On Friday 3 September, a terrorist attack took place at a LynMall supermarket in New Lynn, Auckland. The attacker stabbed six people and injured one before being shot and killed by Police. It was quickly revealed that the person was a known supporter of the Islamic State and was under long-term Police surveillance. Following the event, Prime Minister Jacinda Ardern said that she wants the Government's Counter-Terrorism Legislation Bill, which was brought in following the 2019 Christchurch terror attacks, to be passed no later than by the end of the month.
As part of an ongoing investigation into New Zealand’s counter-terrorism strategy, News and Editorial Director Jemima Huston wanted to look into some of the issues that have been raised about the Counter-Terrorism Legislation Bill. She spoke to Professor Richard Jackson, Director of the National Centre for Peace and Conflict Studies at the University of Otago, about some of the problems he says the Bill has. Professor Jackson, along with other experts on terrorism, are concerned that the Bill is being passed too quickly and that more research and time is needed to properly address terrorism in New Zealand's legislation.

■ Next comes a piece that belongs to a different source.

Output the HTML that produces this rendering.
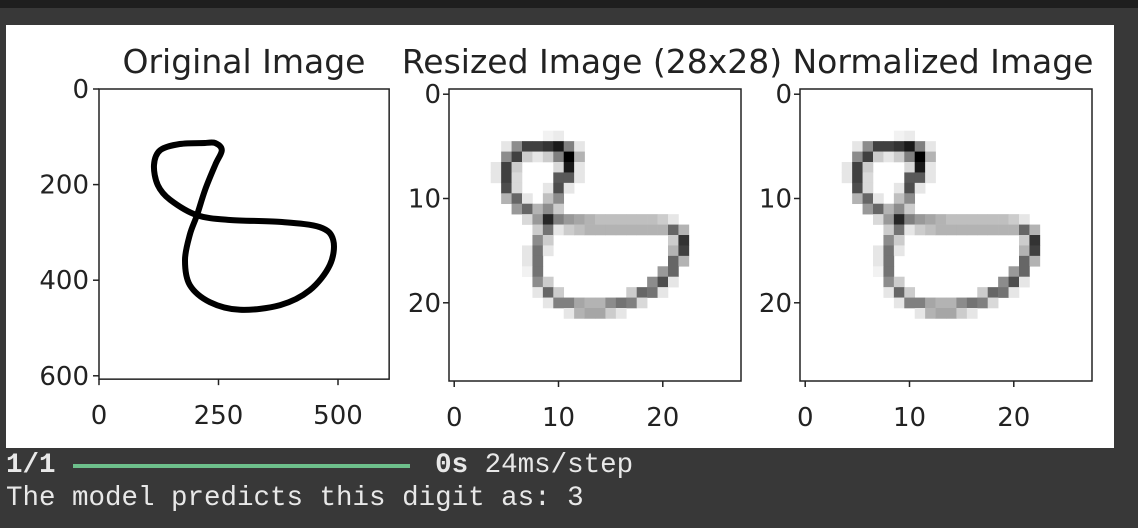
<!DOCTYPE html>
<html><head><meta charset="utf-8"><style>
body{margin:0;width:1138px;height:528px;background:#383838;overflow:hidden;position:relative;font-family:"DejaVu Sans","Liberation Sans",sans-serif}
.top{position:absolute;left:0;top:0;width:1138px;height:8px;background:#1e1e1e}
.fig{position:absolute;left:6px;top:25px;width:1108px;height:423px;background:#fff}
.out{position:absolute;left:6px;font-family:"Liberation Mono",monospace;font-size:27.5px;color:#e8e8e8;white-space:pre;line-height:32px}
</style></head><body>
<div class="top"></div>
<div class="fig"></div>
<svg id="chart" width="1138" height="528" style="position:absolute;left:0;top:0"></svg>
<div class="out" style="top:450px"><b>1/1</b>                       <b>0s</b> 24ms/step</div>
<div style="position:absolute;left:73px;top:464px;width:337px;height:4px;background:#6dbf8b"></div>
<div class="out" style="top:483px">The model predicts this digit as: 3</div>
<script>
const origX=[222,169,128,115,123,149,205,274,379,462,490,483,441,379,295,232,190,180,190,205,222,243,257,243,222];
const origY=[113,115,128,159,201,232,264,274,278,289,316,368,421,452,462,446,410,358,305,264,211,159,128,113,113];
const origTicksX=[0,250,500];
const origTicksY=[0,200,400,600];
const smallTicks=[0,10,20];
const pixRows=[
[[9,0.05],[10,0.08]],
[[5,0.1],[6,0.45],[7,0.75],[8,0.75],[9,0.8],[10,0.9],[11,0.5],[12,0.1]],
[[5,0.45],[6,0.75],[7,0.2],[8,0.1],[9,0.2],[10,0.5],[11,1.0],[12,0.3]],
[[4,0.1],[5,0.75],[6,0.2],[10,0.15],[11,0.9],[12,0.1]],
[[4,0.1],[5,0.75],[6,0.15],[10,0.65],[11,0.65],[12,0.1]],
[[5,0.7],[6,0.15],[9,0.1],[10,0.7],[11,0.1]],
[[5,0.3],[6,0.6],[7,0.1],[9,0.25],[10,0.45]],
[[6,0.4],[7,0.6],[8,0.3],[9,0.45],[10,0.2]],
[[7,0.15],[8,0.4],[9,0.85],[10,0.5],[11,0.4],[12,0.35],[13,0.3],[14,0.25],[15,0.25],[16,0.25],[17,0.25],[18,0.25],[19,0.25],[20,0.2],[21,0.1]],
[[8,0.2],[9,0.55],[10,0.1],[11,0.2],[12,0.25],[13,0.3],[14,0.3],[15,0.3],[16,0.3],[17,0.3],[18,0.3],[19,0.3],[20,0.3],[21,0.6],[22,0.3]],
[[8,0.45],[9,0.2],[21,0.2],[22,0.8]],
[[7,0.1],[8,0.55],[9,0.1],[21,0.3],[22,0.75]],
[[7,0.1],[8,0.55],[21,0.6],[22,0.3]],
[[7,0.05],[8,0.55],[20,0.4],[21,0.6]],
[[8,0.45],[9,0.2],[19,0.45],[20,0.7],[21,0.1]],
[[8,0.1],[9,0.6],[10,0.2],[17,0.2],[18,0.6],[19,0.55],[20,0.1]],
[[9,0.1],[10,0.5],[11,0.5],[12,0.35],[13,0.3],[14,0.3],[15,0.45],[16,0.55],[17,0.5],[18,0.15]],
[[11,0.1],[12,0.3],[13,0.35],[14,0.35],[15,0.2],[16,0.1]]
];
const pixRowStart=4;
const titles=["Original Image","Resized Image (28x28)","Normalized Image"];

const svg=document.getElementById('chart');
const NS='http://www.w3.org/2000/svg';
function mk(t,a,p){const e=document.createElementNS(NS,t);for(const k in a)e.setAttribute(k,a[k]);(p||svg).appendChild(e);return e;}
function txt(x,y,s,size,anchor,name,g){const e=mk('text',{x:x,y:y,'font-size':size,'text-anchor':anchor,fill:'#222','font-family':'DejaVu Sans, Liberation Sans, sans-serif'},g);e.textContent=s;

return e;}

const oL=99,oT=89,oS=0.478,oW=607;
const ox=v=>oL+v*oS, oy=v=>oT+v*oS;
const g0=mk('g',{});


const P=origX.map((v,i)=>[ox(v),oy(origY[i])]);
let d='M'+P[0][0].toFixed(1)+' '+P[0][1].toFixed(1);
for(let i=0;i<P.length-1;i++){
  const p0=P[Math.max(i-1,0)],p1=P[i],p2=P[i+1],p3=P[Math.min(i+2,P.length-1)];
  const c1=[p1[0]+(p2[0]-p0[0])/6,p1[1]+(p2[1]-p0[1])/6],c2=[p2[0]-(p3[0]-p1[0])/6,p2[1]-(p3[1]-p1[1])/6];
  d+=`C${c1[0].toFixed(1)} ${c1[1].toFixed(1)} ${c2[0].toFixed(1)} ${c2[1].toFixed(1)} ${p2[0].toFixed(1)} ${p2[1].toFixed(1)}`;
}
const pth=mk('path',{d:d,fill:'none',stroke:'#000','stroke-width':6,'stroke-linejoin':'round','stroke-linecap':'round'},g0);


const fr0=mk('rect',{x:oL,y:oT,width:oW*oS,height:oW*oS,fill:'none',stroke:'#222','stroke-width':1.5},g0);


origTicksX.forEach(v=>{mk('line',{x1:ox(v),x2:ox(v),y1:oT+oW*oS,y2:oT+oW*oS+6,stroke:'#222','stroke-width':1.5},g0);txt(ox(v),oT+oW*oS+45,String(v),26,'middle','x-tick-label',g0);});
origTicksY.forEach(v=>{mk('line',{x1:oL-6,x2:oL,y1:oy(v),y2:oy(v),stroke:'#222','stroke-width':1.5},g0);txt(oL-10,oy(v)+9,String(v),26,'end','y-tick-label',g0);});
txt(244,73,titles[0],33,'middle','title-original');

const panels=[{L:449,name:'resized',cx:592},{L:800,name:'normalized',cx:943}];
const T=89,S=292,px=S/28;
panels.forEach((p,pi)=>{
  const sx=c=>p.L+(c+0.5)*px, sy=r=>T+(r+0.5)*px;
  const g=mk('g',{});
  
  
  pixRows.forEach((row,ri)=>{row.forEach(([c,v])=>{
    const sh=Math.round(255*(1-v));
    const r=mk('rect',{x:(sx(c)-px/2).toFixed(2),y:(sy(ri+pixRowStart)-px/2).toFixed(2),width:(px+0.3).toFixed(2),height:(px+0.3).toFixed(2),fill:`rgb(${sh},${sh},${sh})`},g);
    
    
  });});
  const fr=mk('rect',{x:p.L,y:T,width:S,height:S,fill:'none',stroke:'#222','stroke-width':1.5},g);
  
  
  smallTicks.forEach(v=>{
    mk('line',{x1:sx(v),x2:sx(v),y1:T+S,y2:T+S+6,stroke:'#222','stroke-width':1.5},g);
    txt(sx(v),T+S+45,String(v),26,'middle','x-tick-label',g);
    mk('line',{x1:p.L-6,x2:p.L,y1:sy(v),y2:sy(v),stroke:'#222','stroke-width':1.5},g);
    txt(p.L-8,sy(v)+9,String(v),26,'end','y-tick-label',g);
  });
  txt(p.cx,73,titles[pi+1],33,'middle','title-'+p.name);
});
</script>
</body></html>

Jemima and Professor Jackson touch on the restrictions terrorism legislation places on human rights, the difficulty to determine a person's intention, protecting minority groups against the deep racial biases that exist in New Zealand society, and whether it is possible to appropriately define terrorism.
Ultimately, Professor Jackson is concerned that the Bill is being rushed through the legislation process. He says that in times of public distress, the Government moves quickly to make laws as a way to show that the state cares about its people and has done something to address the issue at hand. However, Professor Jackson warns that rushed legislation doesn't consider all the evidence and runs the risk of negatively impacting certain minority communities and increasing grievance amongst those most likley to turn to extremism.